それゆえ世界の金市場関係者が週明け日本時間での動きに注目することになる。

 これまでの史上最高値はNY先物市場ベースで2020年8月に付けた2089ドル。これは先物価格ベースゆえ現物スポット価格より割高の水準になっている。今回も未だ4月だが6月決済の金先物価格が指標として使われている。それゆえKITCOのスポット価格より割高の価格水準になる。
価格変動の激しいNY先物価格がNY市場から見ると時間外に電子取引プラットフォームで取引量も限定的な状況で決まるので、はっきり言って予見不能だ。
仮に日本時間で付いた価格でも、晩のNY時間に入りちゃぶ台返しされる可能性もある。

こんな時に敢えて金の短期売買で儲けようなどと考えても、それはギャンブルに過ぎない。積立感覚で長期投資しているなら高みの見物していればよい。
筆者も今回は野次馬気分。

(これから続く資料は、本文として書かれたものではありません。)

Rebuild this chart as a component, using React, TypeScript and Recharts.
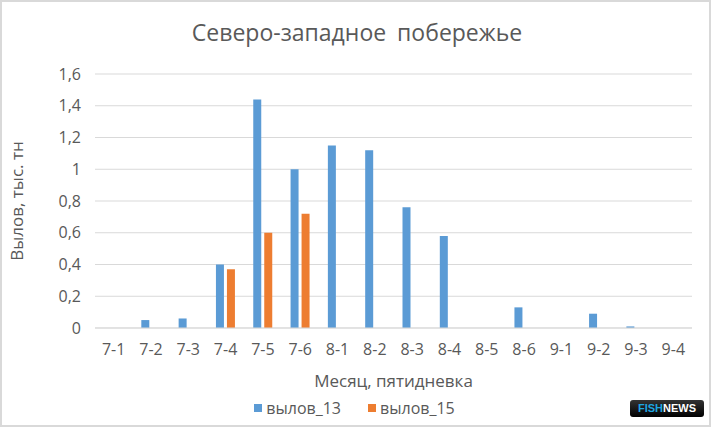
import React from "react";
import { BarChart, Bar, XAxis, YAxis, CartesianGrid, Legend } from "recharts";

const periods = ["7-1", "7-2", "7-3", "7-4", "7-5", "7-6", "8-1", "8-2", "8-3", "8-4", "8-5", "8-6", "9-1", "9-2", "9-3", "9-4"];
const catch13 = [0, 0.05, 0.06, 0.4, 1.44, 1.0, 1.15, 1.12, 0.76, 0.58, 0, 0.13, 0, 0.09, 0.01, 0];
const catch15 = [0, 0, 0, 0.37, 0.6, 0.72, 0, 0, 0, 0, 0, 0, 0, 0, 0, 0];
const yTicks = [0, 0.2, 0.4, 0.6, 0.8, 1, 1.2, 1.4, 1.6];

const data = periods.map((p, i) => ({ period: p, v13: catch13[i], v15: catch15[i] }));

const FONT = "Open Sans, sans-serif";
const TEXT = "#595959";

const fmt = (v: number) => String(v).replace(".", ",");

const LegendContent = (props: any) => (
  <div style={{ display: "flex", justifyContent: "center", paddingLeft: 12, fontFamily: FONT, fontSize: 16, color: TEXT }}>
    {(props.payload || []).map((item: any, i: number) => (
      <div key={item.value} style={{ display: "flex", alignItems: "center", marginLeft: i ? 27 : 0 }}>
        <span style={{ width: 8, height: 8, background: item.color, marginRight: 4, display: "inline-block" }} />
        <span>{item.value}</span>
      </div>
    ))}
  </div>
);

export default function App() {
  return (
    <div style={{ position: "absolute", left: 0, top: 0, width: 714, height: 429, background: "#fff" }}>
      <div
        style={{
          position: "absolute",
          left: 0,
          top: 0,
          width: 707,
          height: 423,
          border: "2px solid #d9d9d9",
        }}
      />
      <div
        style={{
          position: "absolute",
          left: 0,
          top: 16,
          width: 714,
          textAlign: "center",
          fontFamily: FONT,
          fontSize: 23,
          color: TEXT,
          wordSpacing: 5,
        }}
      >
        Северо-западное побережье
      </div>
      <BarChart
        width={714}
        height={429}
        data={data}
        margin={{ top: 74, right: 22, left: 5, bottom: 8 }}
        barGap={3}
        barSize={8}
        style={{ position: "absolute", left: 0, top: 0 }}
      >
        <CartesianGrid vertical={false} stroke="#d9d9d9" />
        <XAxis
          dataKey="period"
          axisLine={{ stroke: "#d9d9d9" }}
          tickLine={false}
          tickMargin={10}
          height={69}
          tick={{ fill: TEXT, fontSize: 16, fontFamily: FONT }}
          interval={0}
          label={{ value: "Месяц, пятидневка", position: "insideBottom", offset: 10, fill: TEXT, fontSize: 17, fontFamily: FONT }}
        />
        <YAxis
          width={90}
          domain={[0, 1.6]}
          ticks={yTicks}
          axisLine={false}
          tickLine={false}
          tickMargin={8}
          tickFormatter={fmt}
          tick={{ fill: TEXT, fontSize: 16, fontFamily: FONT }}
          label={{
            value: "Вылов, тыс. тн",
            angle: -90,
            position: "insideLeft",
            offset: 12,
            fill: TEXT,
            fontSize: 17,
            fontFamily: FONT,
            style: { textAnchor: "middle" },
          }}
        />
        <Legend verticalAlign="bottom" height={24} content={<LegendContent />} />
        <Bar dataKey="v13" name="вылов_13" fill="#5b9bd5" isAnimationActive={false} />
        <Bar dataKey="v15" name="вылов_15" fill="#ed7d31" isAnimationActive={false} />
      </BarChart>
      <div
        style={{
          position: "absolute",
          left: 630,
          top: 400,
          width: 74,
          height: 17,
          borderRadius: 3,
          background: "linear-gradient(#333, #000)",
          fontFamily: "Liberation Sans, Arial, sans-serif",
          fontWeight: "bold",
          fontSize: 11,
          lineHeight: "17px",
          textAlign: "center",
        }}
      >
        <span style={{ color: "#1ea6e0" }}>FISH</span>
        <span style={{ color: "#fff" }}>NEWS</span>
      </div>
    </div>
  );
}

打ち上げ花火に「上がった!上がった!たまや~~。」と囃す江戸っ子のノリである(笑)。

円建てでは既に最高値更新が続く。要はこれまで買った金で儲かっている日本人が多いということ。悩みはいつ売るべきか。こればっかりは各人の所得水準とかライフステージによるので一概に答えられない。まぁ「売りたきゃ売れば」と突き放すね。プロでも最も難しいのは損切りより利益確定のタイミング。最高値で売り抜けるなんぞそう簡単にできるものではない。「ああ、あそこで売っておけば」或いは「ああ、あそこで売っちゃった」。必ず得べかりし利益を取り損なった感覚の悔いは残る。でもそれは贅沢な悩み。私は個人保有の金を今売ろうなどとは毛頭思わないけどね。

なお、雇用統計について大きな動きがあればYouTube豊島逸夫チャンネルで解説する。ライブの告知はツイッター@jefftoshimaで。

さて、今日の写真は東京ミッドタウン虎屋の道明寺製「笹衣」と葛切り。この葛切りはホンモノで、しかも黒蜜の甘さが体中に拡散するので病みつき。